Our hands and feet are our original weapons, and the idea that we can make them more-effective weapons seems to be a natural one. The Greeks and Romans had the ‘caestus’ gloves designed to increase punching power. Knuckle dusters became incredibly common in the United States during the Civil War, and President Lincoln’s bodyguards famously carried them. Let’s not forget the US Trench knife with its built-in knuckles.
It was after WW1 we began to see the rise of brass knuckle bans, followed by switchblade bans, and so on.
Why Are They Illegal
It seems silly that brass knuckles are still illegal when all 50 states have some manner of legally carrying a handgun. The main reason they are likely still banned is that no one cares. We have gun rights organizations and knife rights organizations, but no one cares about knuckles. Especially when I can carry a SIG P365 or even build my own Polymer 80 handgun and carry it.
Without a doubt, brass knuckles can be deadly weapons but are not especially dangerous when you consider the alternatives. A skilled pugilist can most certainly kill another when armed with brass knuckles. With that in mind getting shot or stabbed is much more likely to result in your death.
I imagine most of the legislation was due to their rise in popularity during WW1 and that they became more prevalent in civilian hands. I imagine some ruffians got their hands on some and a few isolated events spurred legislators to ‘do something.’
Are Brass Knuckles Effective?
I want to give you a solid answer, but I’ve never punched someone or been punched by someone wearing knuckles. However, they’ve been around for quite some time, and it seems that if they weren’t adequate, we wouldn’t see them used throughout history. It looks like men involved in heavy hand-to-hand fighting, from bodyguards to soldiers in the trenches, appreciated them.
They would undoubtedly protect your knuckles from the pain of smashing someone’s face. The use of metal means they’ll cut and break the skin easily. The added weight will equal more kinetic energy and cause more pain. You’ll undoubtedly rattle someone hit with a set of them.
My brass knuckles from Empire Tactical certainly seem to strike with some real force when tossed against a punching bag. They also protect my bare hands from the sting of the punching bag.
Different Kinds of Brass Knuckles
Most people are used to the traditional brass knuckles. They look like my Empire Tactical Bottle Opener. That’s one style, but numerous different types exist. The keychain style models that are shaped like dog or cat heads are common at gun shows and flea markets and certainly fall under brass knuckle laws. Other, more discreet models like this single knuckle by Bastion are more popular and handier due to the additional carbide tip designed for breaking glass.
There are even knuckle dusters made from plastic and hard polymers. While not as effective, they can bypass metal detectors and still add some stick to your punch.
Companies like Nicknuk make very discreet impact weapons that slide between your knuckles and work and have the same function as any other brass knuckles. Suarez International also produces a few different weapons that sit in the hand and increase punching power.

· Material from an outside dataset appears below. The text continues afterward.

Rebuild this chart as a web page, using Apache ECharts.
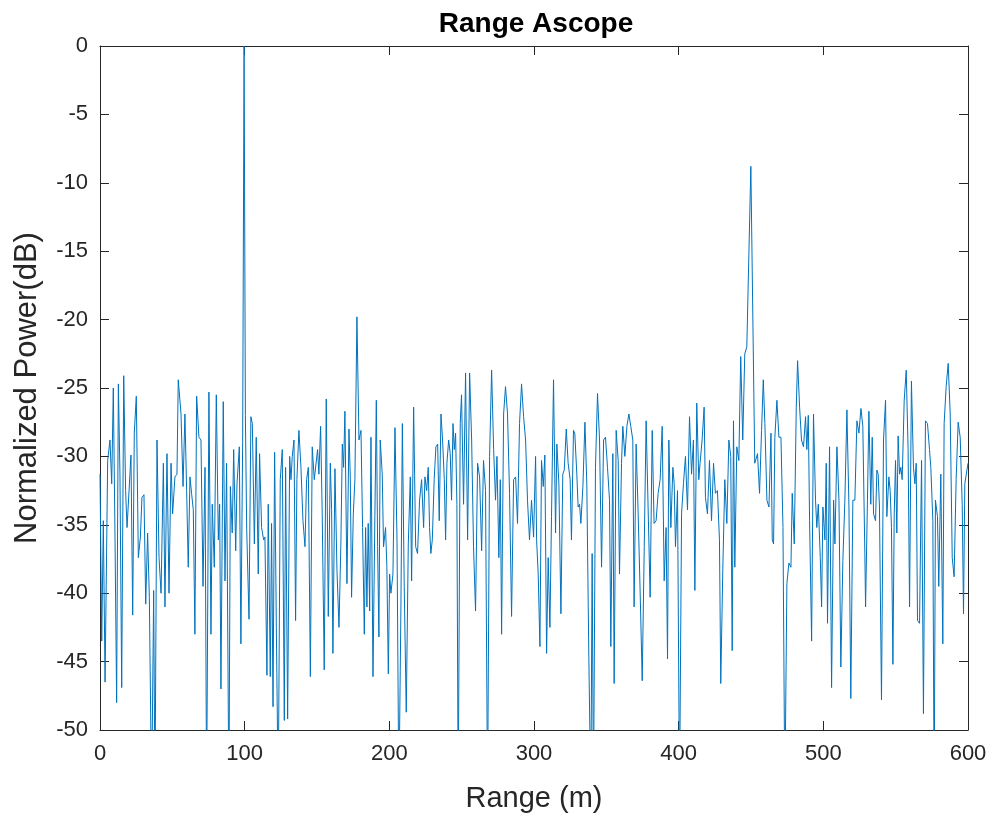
<!DOCTYPE html>
<html>
<head>
<meta charset="utf-8">
<script src="https://cdn.jsdelivr.net/npm/echarts@6/dist/echarts.min.js"></script>
<style>
  html, body { margin: 0; padding: 0; background: #ffffff; }
  #chart { width: 993px; height: 821px; }
</style>
</head>
<body>
<div id="chart"></div>
<script>
const chartTitle = 'Range Ascope';
const xAxisName = 'Range (m)';
const yAxisName = 'Normalized Power(dB)';
const xTicks = [0, 100, 200, 300, 400, 500, 600];
const yTicks = [-50, -45, -40, -35, -30, -25, -20, -15, -10, -5, 0];

const rangeM = [
  0,1.2,2.3,3.5,5.3,6.9,8.1,9.2,10.4,11.5,12.7,13.8,15.0,16.4,17.7,18.7,20.0,21.4,22.6,23.7,25.1,26.5,27.9,29.0,30.4,31.6,32.9,34.1,35.7,37.1,38.0,39.4,40.8,42.2,43.8,44.9,46.3,47.7,49.1,50.2,51.8,53.2,54.1,56.0,57.4,58.7,59.9,61.0,62.2,63.3,64.5,65.6,66.8,68.4,69.8,71.2,72.6,
  73.7,75.3,76.7,77.6,79.0,80.4,81.8,82.7,83.6,85.2,86.4,87.5,89.1,90.1,91.4,92.4,93.8,94.7,96.3,97.4,98.6,99.6,100.5,101.4,103.0,104.3,105.3,106.7,108.0,109.4,110.3,111.7,113.1,114.0,115.4,116.3,117.7,118.6,119.6,120.7,121.9,123.2,124.6,126.0,127.4,128.3,129.7,131.1,132.0,132.9,134.1,135.2,136.1,137.5,138.9,140.3,141.7,142.8,144.0,145.4,146.7,148.1,
  150.4,151.3,152.5,153.6,155.0,156.4,157.8,159.2,160.1,161.0,162.4,163.8,165.2,166.5,167.5,168.4,169.3,170.7,172.1,173.0,173.9,175.1,176.2,177.6,179.0,180.4,181.5,182.7,183.6,184.5,185.4,186.4,187.3,188.7,190.0,191.0,191.9,192.8,193.7,195.1,196.0,197.4,198.3,199.3,200.2,201.1,202.5,203.9,205.3,206.6,208.0,209.0,210.3,211.7,213.1,214.5,215.4,216.8,218.2,219.5,220.9,222.3,223.7,
  224.6,225.8,226.9,227.8,228.7,229.7,231.0,232.2,233.4,234.5,235.7,236.8,238.0,238.9,239.8,241.0,242.1,243.0,244.0,244.9,245.8,246.7,247.6,249.0,249.9,251.3,252.7,254.1,255.5,256.9,258.2,259.6,261.0,262.4,263.8,265.1,266.5,267.9,269.3,270.7,272.1,273.4,274.4,275.7,276.7,277.6,279.0,280.3,281.7,283.1,284.5,285.9,287.3,288.6,290.0,291.4,292.8,294.2,295.5,296.9,298.3,299.7,301.1,
  301.8,302.9,304.1,305.2,306.4,307.5,308.7,309.8,311.0,312.1,313.5,314.9,315.8,317.2,318.6,319.9,320.9,322.3,323.6,325.0,325.9,327.3,328.2,329.6,330.5,331.5,332.4,333.8,335.2,336.5,337.9,339.3,340.2,341.1,342.5,343.9,345.3,346.7,348.1,349.4,350.8,352.2,353.1,354.5,355.4,356.8,358.2,359.1,360.5,361.4,362.8,364.2,365.6,366.9,368.3,369.2,370.6,372.0,373.4,374.8,376.2,377.5,
  380.3,381.7,383.0,384.4,385.8,387.2,388.6,390.0,391.3,392.3,393.2,394.6,396.0,396.9,397.8,399.2,400.6,402.0,403.3,404.7,406.1,407.5,408.9,410.2,411.2,412.5,413.9,414.8,416.2,417.6,418.5,419.9,421.3,422.7,424.1,425.4,426.8,428.2,429.1,430.5,431.9,433.3,434.7,436.0,437.0,437.9,438.8,440.2,441.6,442.9,444.3,445.7,447.1,449.9,452.6,
  454.5,455.9,457.3,458.5,459.6,461.0,462.4,463.8,464.7,465.6,466.5,467.9,469.3,470.7,472.1,473.4,474.8,476.2,477.6,478.5,479.9,481.3,482.2,483.6,484.9,486.3,487.7,488.6,489.6,490.5,491.9,493.2,494.6,495.5,496.5,497.9,498.8,499.7,501.1,502.0,502.9,504.3,505.7,507.1,508.0,509.4,510.8,512.1,513.5,514.9,516.3,517.7,519.0,520.4,521.8,523.2,524.6,526.0,527.3,528.7,
  529.2,530.5,531.5,532.8,533.8,534.7,536.1,537.0,537.9,538.8,540.2,541.6,543.0,543.9,545.3,546.2,547.1,548.1,549.0,549.9,550.8,551.7,552.7,553.6,554.5,555.9,557.3,558.6,559.6,560.9,562.3,563.3,564.2,565.1,566.5,567.9,569.2,570.6,572.0,573.4,574.3,575.7,576.6,577.5,578.9,579.8,581.2,582.6,583.5,584.9,586.3,587.7,589.1,590.4,591.8,593.2,594.6,596.0,596.9,597.8,600.0
];

const powerDb = [
  -31.3,-43.5,-34.7,-46.5,-30.3,-28.8,-32.0,-25.0,-36.1,-48.0,-24.7,-31.3,-46.9,-24.1,-32.5,-35.2,-35.3,-29.9,-41.6,-28.3,-25.6,-37.4,-35.9,-33.0,-32.8,-40.8,-35.6,-40.3,-55,-39.8,-55,-28.8,-37.4,-40.0,-30.5,-41.0,-29.8,-40.0,-30.5,-34.2,-31.5,-31.3,-24.4,-26.9,-32.2,-26.9,-32.5,-38.1,-31.5,-32.7,-33.9,-43.0,-25.6,-28.6,-28.8,-39.5,-30.8,
  -55,-25.3,-43.0,-33.5,-38.1,-25.5,-36.1,-33.5,-47.0,-26.0,-39.1,-30.5,-55,-32.2,-35.6,-29.5,-36.9,-32.0,-29.3,-43.7,-29.0,0,-27.0,-35.3,-41.9,-27.1,-27.6,-36.4,-28.6,-38.6,-29.8,-35.2,-36.1,-35.9,-46.0,-33.5,-46.1,-34.9,-48.3,-29.7,-42.5,-55,-31.7,-29.5,-49.3,-30.8,-49.2,-30.0,-31.7,-30.0,-28.8,-42.0,-31.7,-28.1,-30.8,-34.7,-36.6,-31.7,-30.8,-46.1,-29.3,-31.7,
  -29.5,-31.3,-27.8,-34.2,-45.6,-25.8,-41.7,-30.5,-33.9,-44.4,-30.9,-38.3,-42.5,-36.4,-29.1,-30.8,-26.7,-39.3,-28.0,-31.5,-40.3,-34.2,-31.7,-19.8,-28.8,-28.1,-35.2,-43.0,-35.2,-41.0,-34.9,-41.3,-28.6,-46.1,-34.4,-25.9,-36.6,-43.2,-28.8,-31.3,-36.6,-35.2,-38.1,-45.9,-38.6,-40.0,-38.6,-27.9,-36.1,-55,-41.0,-27.6,-39.5,-48.7,-36.4,-31.5,-39.1,-26.4,-36.6,-37.1,-33.2,-31.7,-35.2,
  -31.5,-32.5,-30.8,-35.2,-37.1,-36.1,-31.7,-29.3,-29.1,-34.7,-26.9,-28.8,-31.7,-36.1,-30.5,-28.8,-29.8,-33.2,-27.6,-29.5,-28.3,-33.5,-55,-27.6,-25.5,-33.5,-23.9,-36.1,-23.9,-28.8,-36.6,-41.3,-30.5,-31.5,-36.9,-30.3,-32.5,-55,-30.0,-23.7,-29.5,-33.2,-30.0,-37.4,-31.7,-43.0,-26.9,-24.9,-26.9,-32.7,-41.7,-31.7,-31.5,-34.9,-27.6,-24.7,-27.1,-28.8,-33.2,-36.1,-33.2,-35.9,-30.0,
  -36.1,-38.6,-43.9,-30.3,-32.2,-29.9,-44.4,-37.4,-42.5,-34.4,-24.4,-35.6,-29.1,-32.0,-41.5,-31.3,-31.0,-28.0,-30.5,-31.7,-36.1,-28.1,-28.3,-31.3,-33.7,-33.5,-34.9,-32.2,-27.5,-32.0,-44.7,-55,-37.1,-55,-30.8,-25.4,-28.8,-38.1,-28.8,-28.6,-30.8,-33.2,-43.9,-29.8,-46.6,-28.1,-30.3,-38.6,-30.5,-27.8,-30.0,-27.8,-26.9,-27.8,-28.8,-41.0,-29.1,-34.2,-40.0,-46.4,-36.6,-27.4,
  -40.3,-28.1,-34.9,-34.7,-32.7,-31.7,-27.8,-39.1,-35.2,-44.8,-28.8,-35.2,-30.8,-32.0,-36.6,-32.5,-55,-34.2,-32.0,-30.0,-33.9,-27.1,-31.3,-28.8,-39.8,-26.1,-31.7,-30.5,-28.8,-26.4,-33.0,-34.2,-30.3,-34.7,-30.5,-32.7,-32.5,-36.1,-46.6,-38.3,-31.7,-34.9,-28.8,-30.0,-44.2,-27.4,-38.1,-29.3,-30.3,-22.7,-28.8,-22.5,-22.0,-8.8,-30.5,
  -29.8,-32.7,-28.1,-24.4,-27.6,-33.2,-33.7,-28.3,-36.1,-36.4,-28.6,-25.9,-28.6,-28.6,-35.2,-55,-39.3,-37.8,-38.1,-32.7,-36.4,-26.4,-23.0,-26.4,-28.8,-29.3,-27.1,-29.5,-27.0,-34.7,-43.5,-26.9,-33.2,-35.2,-33.5,-37.4,-41.0,-33.7,-36.1,-30.5,-42.2,-29.3,-46.9,-33.2,-36.4,-29.3,-33.2,-45.4,-37.6,-33.2,-26.6,-33.7,-47.7,-33.2,-33.2,-27.4,-28.3,-26.5,-27.8,-37.1,
  -41.0,-33.2,-26.7,-33.5,-28.6,-34.2,-34.7,-31.0,-31.3,-33.7,-47.8,-28.8,-25.9,-34.4,-31.5,-32.5,-35.2,-45.2,-34.2,-30.3,-35.6,-28.5,-31.3,-30.8,-31.7,-25.9,-23.7,-29.5,-41.0,-24.5,-30.8,-32.0,-30.5,-42.0,-42.2,-30.3,-48.8,-27.4,-27.6,-29.5,-30.8,-34.7,-55,-33.2,-34.4,-39.5,-31.3,-43.7,-27.6,-24.9,-23.2,-26.9,-37.4,-38.8,-31.7,-27.5,-28.6,-33.5,-41.5,-32.0,-30.5
];

if (rangeM.length !== powerDb.length) {
  throw new Error('length mismatch ' + rangeM.length + ' vs ' + powerDb.length);
}

const seriesData = rangeM.map((m, i) => [m, powerDb[i]]);

const FONT = '"Liberation Sans", Arial, Helvetica, sans-serif';
const AXIS_COLOR = '#262626';

const chart = echarts.init(document.getElementById('chart'), null, { renderer: 'canvas' });

const xMin = xTicks[0], xMax = xTicks[xTicks.length - 1], xStep = xTicks[1] - xTicks[0];
const yMin = yTicks[0], yMax = yTicks[yTicks.length - 1], yStep = yTicks[1] - yTicks[0];

function baseAxis(extra) {
  return Object.assign({
    type: 'value',
    axisLine: { show: true, onZero: false, lineStyle: { color: AXIS_COLOR, width: 1 } },
    axisTick: { show: true, inside: true, length: 9, lineStyle: { color: AXIS_COLOR, width: 1 } },
    splitLine: { show: false },
    axisLabel: { show: false }
  }, extra);
}

chart.setOption({
  animation: false,
  backgroundColor: '#ffffff',
  title: {
    text: chartTitle,
    left: 531,
    top: 5,
    textAlign: 'center',
    textStyle: { fontFamily: FONT, fontSize: 28, fontWeight: 'bold', color: '#000000' }
  },
  grid: { left: 100, right: 25, top: 46, bottom: 91, containLabel: false },
  xAxis: [
    baseAxis({
      position: 'bottom', min: xMin, max: xMax, interval: xStep,
      name: xAxisName, nameLocation: 'middle', nameGap: 54,
      nameTextStyle: { fontFamily: FONT, fontSize: 29, color: AXIS_COLOR },
      axisLabel: { show: true, margin: 13, fontFamily: FONT, fontSize: 22, color: AXIS_COLOR }
    }),
    baseAxis({ position: 'top', min: xMin, max: xMax, interval: xStep })
  ],
  yAxis: [
    baseAxis({
      position: 'left', min: yMin, max: yMax, interval: yStep,
      name: yAxisName, nameLocation: 'middle', nameGap: 57, nameRotate: 90,
      nameTextStyle: { fontFamily: FONT, fontSize: 31, color: AXIS_COLOR },
      axisLabel: { show: true, margin: 12, fontFamily: FONT, fontSize: 22, color: AXIS_COLOR }
    }),
    baseAxis({ position: 'right', min: yMin, max: yMax, interval: yStep })
  ],
  series: [{
    type: 'line',
    xAxisIndex: 0,
    yAxisIndex: 0,
    data: seriesData,
    showSymbol: false,
    clip: true,
    lineStyle: { color: '#0072BD', width: 1 },
    itemStyle: { color: '#0072BD' }
  }]
});
</script>
</body>
</html>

While brass knuckles are effective at punching someone and causing pain, if I’m going to draw a weapon, it’s going to be a gun. The smaller, more discreet knuckles are a better option and can be carried a little easier. However, as many know, they are still illegal to carry in many places.
If it is legal in your states to carry a knuckle-based weapon, I’d choose a small and discreet type. Something easy to carry, and preferably hard to identify as a weapon.
Brass Knuckles have an undeniable charm. They shouldn’t be treated as they are by the law. They do increase the damage of a punch but they aren’t a great self-defense option. I can think of a few weapons that are more effective and just as easy to carry, but the cool factor is why I ordered my rather heavy and large bottle opener.